According to Superman writers, Clark Kent, Superman’s not so secret alter ego, has quit the Daily Planet in search of a position at a paper with integrity, seeking journalistic truth and justice. That’s where the World Famous Sedona Excentric comes in.

“One day, while flying around, Superman descended on Sedona, grabbed a cup of coffee (as Clark Kent) and sat down to read a copy of my famous paper. He laughed so hard, he spilled his java, but, being Superman, he didn’t feel a thing. Knowing he had to return to Metropolis to face his tyrant of an editor, Perry White and Morgan Edge of Galaxy Broadcasting, he called the number in the paper and asked for an interview. That’s where I come in.”

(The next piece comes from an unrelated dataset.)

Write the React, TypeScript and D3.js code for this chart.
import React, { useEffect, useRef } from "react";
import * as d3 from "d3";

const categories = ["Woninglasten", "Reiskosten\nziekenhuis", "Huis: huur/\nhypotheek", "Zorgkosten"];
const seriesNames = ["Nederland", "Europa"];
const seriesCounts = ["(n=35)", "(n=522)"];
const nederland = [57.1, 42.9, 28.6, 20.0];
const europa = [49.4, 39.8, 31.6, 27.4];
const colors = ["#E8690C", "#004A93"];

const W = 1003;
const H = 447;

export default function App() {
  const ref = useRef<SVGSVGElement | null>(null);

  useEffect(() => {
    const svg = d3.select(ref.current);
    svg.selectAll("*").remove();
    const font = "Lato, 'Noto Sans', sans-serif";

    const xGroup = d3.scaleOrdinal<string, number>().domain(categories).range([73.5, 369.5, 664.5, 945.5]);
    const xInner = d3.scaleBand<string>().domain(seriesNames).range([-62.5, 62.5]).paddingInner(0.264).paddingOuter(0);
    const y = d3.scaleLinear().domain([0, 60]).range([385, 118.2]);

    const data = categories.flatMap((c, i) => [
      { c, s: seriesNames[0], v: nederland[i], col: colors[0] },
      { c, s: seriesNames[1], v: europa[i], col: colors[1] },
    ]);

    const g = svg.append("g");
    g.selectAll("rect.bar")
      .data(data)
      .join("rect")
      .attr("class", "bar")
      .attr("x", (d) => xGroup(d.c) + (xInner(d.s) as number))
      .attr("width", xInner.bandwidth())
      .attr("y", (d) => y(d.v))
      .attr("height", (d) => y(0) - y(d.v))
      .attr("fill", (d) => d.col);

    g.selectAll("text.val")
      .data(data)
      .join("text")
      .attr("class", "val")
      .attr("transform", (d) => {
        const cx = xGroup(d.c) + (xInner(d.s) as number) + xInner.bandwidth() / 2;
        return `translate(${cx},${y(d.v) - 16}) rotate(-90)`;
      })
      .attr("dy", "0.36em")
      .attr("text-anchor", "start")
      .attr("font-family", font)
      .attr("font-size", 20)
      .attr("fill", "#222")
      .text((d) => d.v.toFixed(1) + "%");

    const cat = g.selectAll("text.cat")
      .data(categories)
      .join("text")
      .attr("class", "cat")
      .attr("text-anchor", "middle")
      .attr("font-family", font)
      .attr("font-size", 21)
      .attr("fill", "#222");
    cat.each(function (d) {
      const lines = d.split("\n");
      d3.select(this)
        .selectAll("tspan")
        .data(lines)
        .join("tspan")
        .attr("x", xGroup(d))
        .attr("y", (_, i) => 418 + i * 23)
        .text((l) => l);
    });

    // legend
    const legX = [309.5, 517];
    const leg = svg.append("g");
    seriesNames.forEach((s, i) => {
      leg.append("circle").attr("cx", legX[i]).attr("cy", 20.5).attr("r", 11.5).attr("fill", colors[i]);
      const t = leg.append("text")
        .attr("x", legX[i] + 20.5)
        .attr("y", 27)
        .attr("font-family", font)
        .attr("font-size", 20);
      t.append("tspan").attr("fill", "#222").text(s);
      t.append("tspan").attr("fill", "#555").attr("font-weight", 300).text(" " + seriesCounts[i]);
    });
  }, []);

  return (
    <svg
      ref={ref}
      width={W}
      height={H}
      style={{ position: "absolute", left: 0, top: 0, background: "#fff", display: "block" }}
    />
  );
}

“Are you saying you interviewed Clark Kent for a job?” asked a reporter from Sedona’s small, other paper.

“Quick, aren’t you, sonny,” laughed Sir William. “This mild-mannered guy named Clark met with me to discuss his future and the future of the Sedona Excentric. I explained to him that we were building a brand new online campaign called The way he described his working conditions, his editor and corporate takeover, I thought he was talking about Rupert Murdoch. I mean, the things they were asking him to do–like eaves-dropping on phone calls and hacking emails. If any of my people got caught doing that, there would be hell to pay.”

“So, Sir William, are you saying that Superman is moving to Sedona?” asked a reporter from an art magazine.

“No,” Sir William replied. “I’m saying that some guy named Clark, who recently had divorced his wife Lois, called me for an interview. As you know, the newspaper industry has been hit harder than most industries from the recession. Advertisers are finally calling for space and we seem to be over the hump, but that doesn’t mean we can afford to add a reporter–even with his experience.”

“But he’s your friend,” shouted someone from the back of the room.

“Hey,” shouted back Sir William, “I don’t play favorites–just ask my nephew. He thinks he’s Batman. A Halloween costume does not make you a super hero.”

“But this is Sedona,” the back of the room shouter fired back. “A place where UFOs, vortexes, channeling, pixies and fairies and the like are real, so, Superman can be real.”

“Look, for years people have called me Superman because of all the things I got done that seemed impossible. I put a restaurant on Bell Rock, hollowed out Coffee Pot Rock for a casino, found a nuclear submarine in Oak Creek and built the Sedona Hydraulic Interpenetrative Transit System. Of course, I took some flack for the acronym for that one,” Sir William unabashedly confessed. “I built Polo Grounds, a Super Slide Water Park, a Castle, a Nuclear Power Plant–all in Sedona. And you want me to be impressed by a guy in tights and a cape flying around fighting crime?” Sir William chuckled.

“What do you mean Clark Kent and Lois Lane got divorced?” cried some distraught, sensitive art lover.

Sir William seemed baffled by the question, “Don’t you read the comics? They were married in 1996 and went to divorce court June of 2011. Fortunately, there were no children and little property involved.”

“Golly, gee willickers, why Sedona of all places?” asked some guy.

“Well, remember Kent was an orphan raised in Smallville. Sedona was like Smallville until about fifteen years ago when the real estate moguls set their eyes on this tiny hamlet,” Sir William explained. “Also, mild-mannered reporters with bad suits and reading glasses stand a good chance of getting a date here without having to scout the Internet and troll the classifieds.”

“Is there enough crime here to keep Superman busy? With his talents, isn’t he better suited to live in a place like Metropolis or Chicago or Miami?” asked some other guy.

Sir William paused. “Perhaps, but his character was created by two Jewish kids from Cleveland, Ohio and first appeared in print in June 1938. That’s a long time to be fighting for ‘truth, justice and the American way!’ Since the Sedona Excentric epitomizes that famous phrase, it would seem fitting that Superman would choose Sedona as a place to retire.”

We are left wondering if Sir William did indeed hire Clark Kent, as he left abruptly, gesturing to the crowd and ascending into his waiting limousine.